**GIVEN INSTRUCTION**
Do not include the pictures; repeat the rest of the data exactly.

***

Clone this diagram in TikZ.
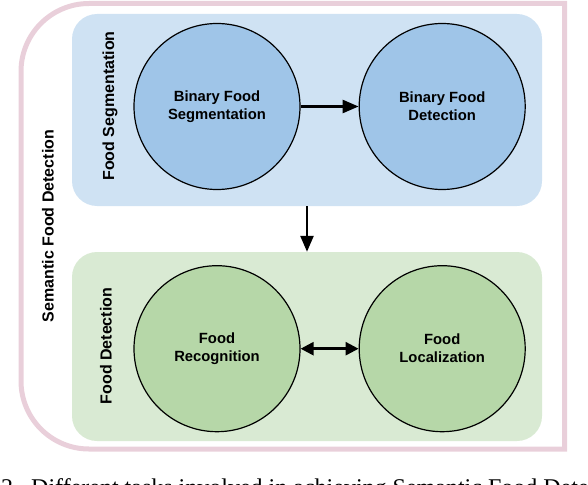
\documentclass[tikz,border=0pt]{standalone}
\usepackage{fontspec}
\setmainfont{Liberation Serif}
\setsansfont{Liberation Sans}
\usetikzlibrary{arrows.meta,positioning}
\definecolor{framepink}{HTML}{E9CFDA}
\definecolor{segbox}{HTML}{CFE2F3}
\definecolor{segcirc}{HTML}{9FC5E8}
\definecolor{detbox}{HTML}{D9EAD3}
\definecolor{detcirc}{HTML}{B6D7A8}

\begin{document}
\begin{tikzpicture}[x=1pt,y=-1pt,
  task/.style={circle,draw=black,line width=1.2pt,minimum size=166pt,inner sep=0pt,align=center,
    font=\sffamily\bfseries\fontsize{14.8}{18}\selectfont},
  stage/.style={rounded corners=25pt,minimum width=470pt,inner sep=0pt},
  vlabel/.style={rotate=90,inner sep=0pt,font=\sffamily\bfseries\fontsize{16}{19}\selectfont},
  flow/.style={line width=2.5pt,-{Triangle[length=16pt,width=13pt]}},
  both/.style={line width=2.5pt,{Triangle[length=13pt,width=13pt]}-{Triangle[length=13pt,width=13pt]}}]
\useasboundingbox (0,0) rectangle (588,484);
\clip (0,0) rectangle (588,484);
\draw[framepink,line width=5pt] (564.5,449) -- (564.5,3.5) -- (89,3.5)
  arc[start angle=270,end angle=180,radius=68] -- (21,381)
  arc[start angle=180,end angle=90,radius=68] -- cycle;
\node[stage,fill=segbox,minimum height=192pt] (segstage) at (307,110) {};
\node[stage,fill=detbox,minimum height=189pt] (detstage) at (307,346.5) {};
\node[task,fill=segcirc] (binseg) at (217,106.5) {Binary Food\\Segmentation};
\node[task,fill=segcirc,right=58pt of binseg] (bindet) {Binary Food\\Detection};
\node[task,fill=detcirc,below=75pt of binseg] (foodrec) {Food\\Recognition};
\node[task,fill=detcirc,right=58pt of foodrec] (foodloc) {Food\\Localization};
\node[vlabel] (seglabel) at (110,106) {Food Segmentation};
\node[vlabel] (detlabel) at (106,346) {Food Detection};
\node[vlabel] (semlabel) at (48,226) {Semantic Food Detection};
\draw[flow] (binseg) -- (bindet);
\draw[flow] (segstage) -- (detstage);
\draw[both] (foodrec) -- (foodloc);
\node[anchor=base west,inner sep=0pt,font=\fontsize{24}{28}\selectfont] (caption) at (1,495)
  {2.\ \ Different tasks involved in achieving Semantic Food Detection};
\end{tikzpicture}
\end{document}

***

**EXERCISE SOLUTION**
Clone this diagram in TikZ.
\documentclass[tikz,border=0pt]{standalone}
\usepackage{fontspec}
\setmainfont{Liberation Serif}
\setsansfont{Liberation Sans}
\usetikzlibrary{arrows.meta,positioning}
\definecolor{framepink}{HTML}{E9CFDA}
\definecolor{segbox}{HTML}{CFE2F3}
\definecolor{segcirc}{HTML}{9FC5E8}
\definecolor{detbox}{HTML}{D9EAD3}
\definecolor{detcirc}{HTML}{B6D7A8}

\begin{document}
\begin{tikzpicture}[x=1pt,y=-1pt,
  task/.style={circle,draw=black,line width=1.2pt,minimum size=166pt,inner sep=0pt,align=center,
    font=\sffamily\bfseries\fontsize{14.8}{18}\selectfont},
  stage/.style={rounded corners=25pt,minimum width=470pt,inner sep=0pt},
  vlabel/.style={rotate=90,inner sep=0pt,font=\sffamily\bfseries\fontsize{16}{19}\selectfont},
  flow/.style={line width=2.5pt,-{Triangle[length=16pt,width=13pt]}},
  both/.style={line width=2.5pt,{Triangle[length=13pt,width=13pt]}-{Triangle[length=13pt,width=13pt]}}]
\useasboundingbox (0,0) rectangle (588,484);
\clip (0,0) rectangle (588,484);
\draw[framepink,line width=5pt] (564.5,449) -- (564.5,3.5) -- (89,3.5)
  arc[start angle=270,end angle=180,radius=68] -- (21,381)
  arc[start angle=180,end angle=90,radius=68] -- cycle;
\node[stage,fill=segbox,minimum height=192pt] (segstage) at (307,110) {};
\node[stage,fill=detbox,minimum height=189pt] (detstage) at (307,346.5) {};
\node[task,fill=segcirc] (binseg) at (217,106.5) {Binary Food\\Segmentation};
\node[task,fill=segcirc,right=58pt of binseg] (bindet) {Binary Food\\Detection};
\node[task,fill=detcirc,below=75pt of binseg] (foodrec) {Food\\Recognition};
\node[task,fill=detcirc,right=58pt of foodrec] (foodloc) {Food\\Localization};
\node[vlabel] (seglabel) at (110,106) {Food Segmentation};
\node[vlabel] (detlabel) at (106,346) {Food Detection};
\node[vlabel] (semlabel) at (48,226) {Semantic Food Detection};
\draw[flow] (binseg) -- (bindet);
\draw[flow] (segstage) -- (detstage);
\draw[both] (foodrec) -- (foodloc);
\node[anchor=base west,inner sep=0pt,font=\fontsize{24}{28}\selectfont] (caption) at (1,495)
  {2.\ \ Different tasks involved in achieving Semantic Food Detection};
\end{tikzpicture}
\end{document}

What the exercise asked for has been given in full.